Show polynomial is a Lipschitz function

Question

If $A\subseteq \mathbb{R}$ is a bounded set and $p$ is a polynomial, then show that $p:A\to \mathbb{R}$ is a Lipschitz function.

Answer 1

We have $$x^k-y^k=(x-y)\sum_{i=0}^{k-1}x^iy^{k-1-i}$$ and $A$ is bounded then there's $M>0$ such that $$\forall x\in A\quad |x|\leq M$$ hence $$|x^k-y^k|\leq|x-y|k M^{k-1}$$ then if $$P(x)=\sum_{k=0}^n a_k x^k$$ we have $$|P(x)-P(y)|\leq \sum_{k=1}^n|a_k||x^k-y^k|\leq|x-y|\sum_{k=1}^nk|a_k| M^{k-1}=C|x-y|$$

Answer 2

• It's enough to show that $x\mapsto x^p$ is Lipschitz for any integer $p\geqslant 1$.

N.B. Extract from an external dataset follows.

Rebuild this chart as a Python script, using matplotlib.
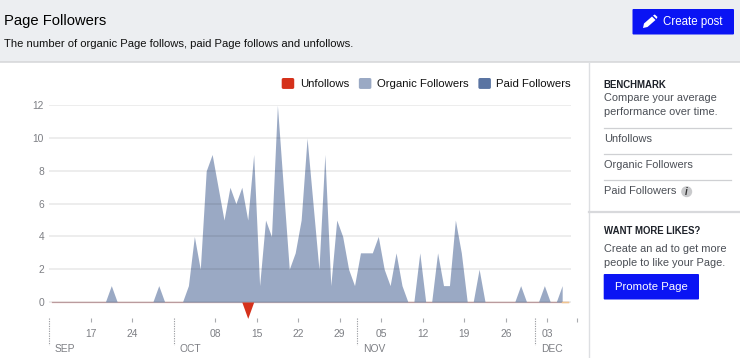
import matplotlib
matplotlib.use("Agg")
import matplotlib.pyplot as plt
import matplotlib.dates as mdates
import numpy as np
import pandas as pd
from matplotlib.patches import Rectangle, Patch, Polygon, Circle, FancyBboxPatch
from matplotlib.legend_handler import HandlerPatch

plt.rcParams['font.family'] = ['Liberation Sans', 'DejaVu Sans']

# ---- data ----
organic = [0,0,0,0,0,0,0,0,0,0,1,0,0,0,0,0,0,0,1,0,0,0,0,1,4,2,8,9,7,5,7,6,7,5,9,1,5,4,12,7,2,3,5,10,6,2,9,1,5,4,2,1,
           3,3,3,4,2,1,3,1,0,0,3,0,0,3,1,1,5,3,0,0,2,0,0,0,0,0,0,1,0,0,0,1,0,0,1]
unfollows = [0]*33 + [-1] + [0]*54
paid = [0]*88
y_ticks = [0, 2, 4, 6, 8, 10, 12]
day_ticks = ['2018-09-17','2018-09-24','2018-10-08','2018-10-15','2018-10-22','2018-10-29','2018-11-05',
             '2018-11-12','2018-11-19','2018-11-26','2018-12-03','2018-12-08']
day_labels = ['17','24','08','15','22','29','05','12','19','26','03','']
month_ticks = ['2018-09-10','2018-10-01','2018-11-01','2018-12-01']
month_labels = ['SEP','OCT','NOV','DEC']
legend_labels = ['Unfollows','Organic Followers','Paid Followers']
benchmark_items = ['Unfollows','Organic Followers','Paid Followers']

C_RED='#d5311b'; C_ORG='#9aa9c4'; C_PAID='#5a74a2'; C_BTN='#0a14f4'; C_TICK='#7d7f84'
C_TXT='#4b4f56'
BODY=7.95

W,H=740,358
fig=plt.figure(figsize=(W/100,H/100),dpi=100,facecolor='white')

# page chrome, in pixel coordinates
ui=fig.add_axes([0,0,1,1]); ui.set_xlim(0,W); ui.set_ylim(H,0); ui.axis('off')
ui.add_patch(Rectangle((0,0),W,61.5,fc='#eceef1',ec='none'))
ui.plot([0,W],[62,62],color='#d5d6d8',lw=1.1)
ui.plot([589.3,589.3],[62,H],color='#dddfe2',lw=1.0)
ui.plot([589,W],[211.5,211.5],color='#d8d9dc',lw=1.6)
ui.text(4.5,20.5,'Page Followers',fontsize=10.6,color='black',va='center')
ui.text(4.5,44.3,'The number of organic Page follows, paid Page follows and unfollows.',fontsize=8.1,color='#111111',va='center')

ui.add_patch(FancyBboxPatch((632.5,9),101.5,25.5,boxstyle='round,pad=0,rounding_size=1',fc=C_BTN,ec='none'))
ui.add_patch(Polygon([[643,28],[644,23.5],[652,16.5],[655.5,20],[647.5,27]],fc='white',ec='none'))
ui.add_patch(Polygon([[653,15.5],[654.8,14.5],[657.5,17],[656.5,19]],fc='white',ec='none'))
ui.text(663,21.5,'Create post',fontsize=8.3,color='white',va='center')

ui.text(603.7,84.5,'BENCHMARK',fontsize=6.9,weight='bold',color='#1d2129',va='center')
ui.text(603.7,98,'Compare your average',fontsize=BODY,color=C_TXT,va='center')
ui.text(603.7,112,'performance over time.',fontsize=BODY,color=C_TXT,va='center')
for yy in [127.5,153.5,180]:
    ui.plot([603.5,731],[yy,yy],color='#cfd0d3',lw=0.9)
for yy,s in zip([138.5,165,191],benchmark_items):
    ui.text(603.7,yy,s,fontsize=BODY,color=C_TXT,va='center')
ui.add_patch(Circle((686.7,191.7),5.5,fc='#c9cacc',ec='none'))
ui.text(686.7,191.7,'i',fontsize=7,style='italic',weight='bold',color='#333333',ha='center',va='center')
ui.text(603.7,231.5,'WANT MORE LIKES?',fontsize=6.9,weight='bold',color='#1d2129',va='center')
ui.text(603.7,249,'Create an ad to get more',fontsize=BODY,color=C_TXT,va='center')
ui.text(603.7,263,'people to like your Page.',fontsize=BODY,color=C_TXT,va='center')
ui.add_patch(FancyBboxPatch((603.7,274),95.3,25.5,boxstyle='round,pad=0,rounding_size=1',fc=C_BTN,ec='none'))
ui.text(651.3,287,'Promote Page',fontsize=8.2,color='white',ha='center',va='center')

# chart axes: 49..577 px spans 89 days, value 12 at 105.3 px, axes bottom 322 px
L,R,T,B=49,577,105.3,322
ax=fig.add_axes([L/W,1-B/H,(R-L)/W,(B-T)/H])
ax.patch.set_alpha(0)
for s in ax.spines.values(): s.set_visible(False)
dates=pd.date_range('2018-09-10 12:00',periods=88,freq='D')
n=mdates.date2num(dates)
x0=mdates.date2num(pd.Timestamp('2018-09-10'))

ax.set_yticks(y_ticks)
ax.tick_params(axis='y',length=0,labelsize=7.4,labelcolor=C_TICK,pad=3.6)

orgx=n[:len(organic)]
ax.fill_between(orgx,0,organic,color=C_ORG,lw=0,zorder=2)
ax.plot(n,np.zeros(len(n)),color='#e3a79f',lw=0.9,zorder=1.5)
ax.plot(n[-2:],paid[-2:],color='#f0c48f',lw=1.0,zorder=3)
ax.plot(orgx,np.zeros(len(orgx)),color=C_ORG,lw=0.5,alpha=0.5,zorder=2)
ax.hlines(y_ticks,x0,x0+88,color='black',alpha=0.095,lw=1.1,zorder=2.5)
ax.fill_between(n[32:35],0,unfollows[32:35],color=C_RED,lw=0,zorder=3)

ax.set_xticks(mdates.date2num(pd.to_datetime(day_ticks)),labels=day_labels)
ax.tick_params(axis='x',direction='in',length=2.9,width=0.8,color='#a9abaf',labelsize=7.4,labelcolor=C_TICK,pad=4.8)
ax.set_xlim(x0,x0+89)
ax.set_ylim(-(B-302)/16.4,12)

for d,lab in zip(month_ticks,month_labels):
    xx=mdates.date2num(pd.Timestamp(d))
    px=L+(xx-x0)/89*(R-L)
    ui.plot([px,px],[318,345],color='#9c9ea3',lw=0.8,ls=(0,(1.1,1.1)),zorder=5)
    ui.text(px+5.5,349,lab,fontsize=7.4,color=C_TICK,va='center')

def rounded(legend,orig_handle,xdescent,ydescent,width,height,fontsize):
    return FancyBboxPatch((-xdescent,-ydescent),width,height,boxstyle='round,pad=0,rounding_size=1.2')

handles=[Patch(fc=C_RED,ec='none'),Patch(fc=C_ORG,ec='none'),Patch(fc=C_PAID,ec='none')]
leg=ax.legend(handles,legend_labels,ncols=3,loc='upper right',
              handler_map={Patch:HandlerPatch(patch_func=rounded)},
              frameon=False,fontsize=8.2,handlelength=1.1,handleheight=1.1,handletextpad=0.48,
              columnspacing=0.87,borderpad=0,borderaxespad=0)
leg.set_bbox_to_anchor((571/W,1-78/H),transform=fig.transFigure)
for t in leg.get_texts(): t.set_color('#111111')

fig.savefig('out.png',dpi=100)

• Use the identity $$x^p-y^p=(x-y)\sum_{j=0}^{p-1}x^jy^{p-1-j},$$ and show that $\left|\sum_{j=0}^{p-1}x^jy^{p-1-j}\right|$ can be bounded independently of $x$ and $y$.

Answer 3

Let $P(x)=a_0x^n+a_1x^{n-1}+\cdots+a_n$. Calculate $P'(x)$. Using the Triangle Inequality, we find that $$|P'(x)|\le n|a_0||x|^{n-1}+(n-1)|a_1||x|^{n-2} +\cdots +|a_n|.$$

Now use the fact that there is a $B$ such that $|x|\le B$.

Answer 4

We can write $P(x)-P(y)=(x-y)Q(x,y)$ for some bivariate polynomial $Q$ (because we can do so at least when $P$ is a monomial). As continuous function, $|Q(x,y)|$ is bounded on the compact set $A\times A$, by $L$ say. Then $L$ is a Lipschitz constant for $P$.

Answer 5

Let $f: [a,b] \rightarrow \mathbb{R}$ be a $C^1$-function, i.e., $f'$ exists at every point and is continuous. Since $f': [a,b] \rightarrow \mathbb{R}$ is continuous, it is bounded: there is a constant $M$ such that $|f'(x)| \leq M$ for all $x \in [a,b]$. By the Mean Value Theorem, for any $a \leq x \leq y \leq b$,

$|f(y)-f(x)| = |f'(c)||y-x| \leq M|y-x|$,

so $M$ is a Lipschitz constant for $f$ on $[a,b]$.

Finally, note that all polynomials are $C^1$ (indeed infinitely differentiable) on any interval and that any bounded set is contained in a closed, bounded interval.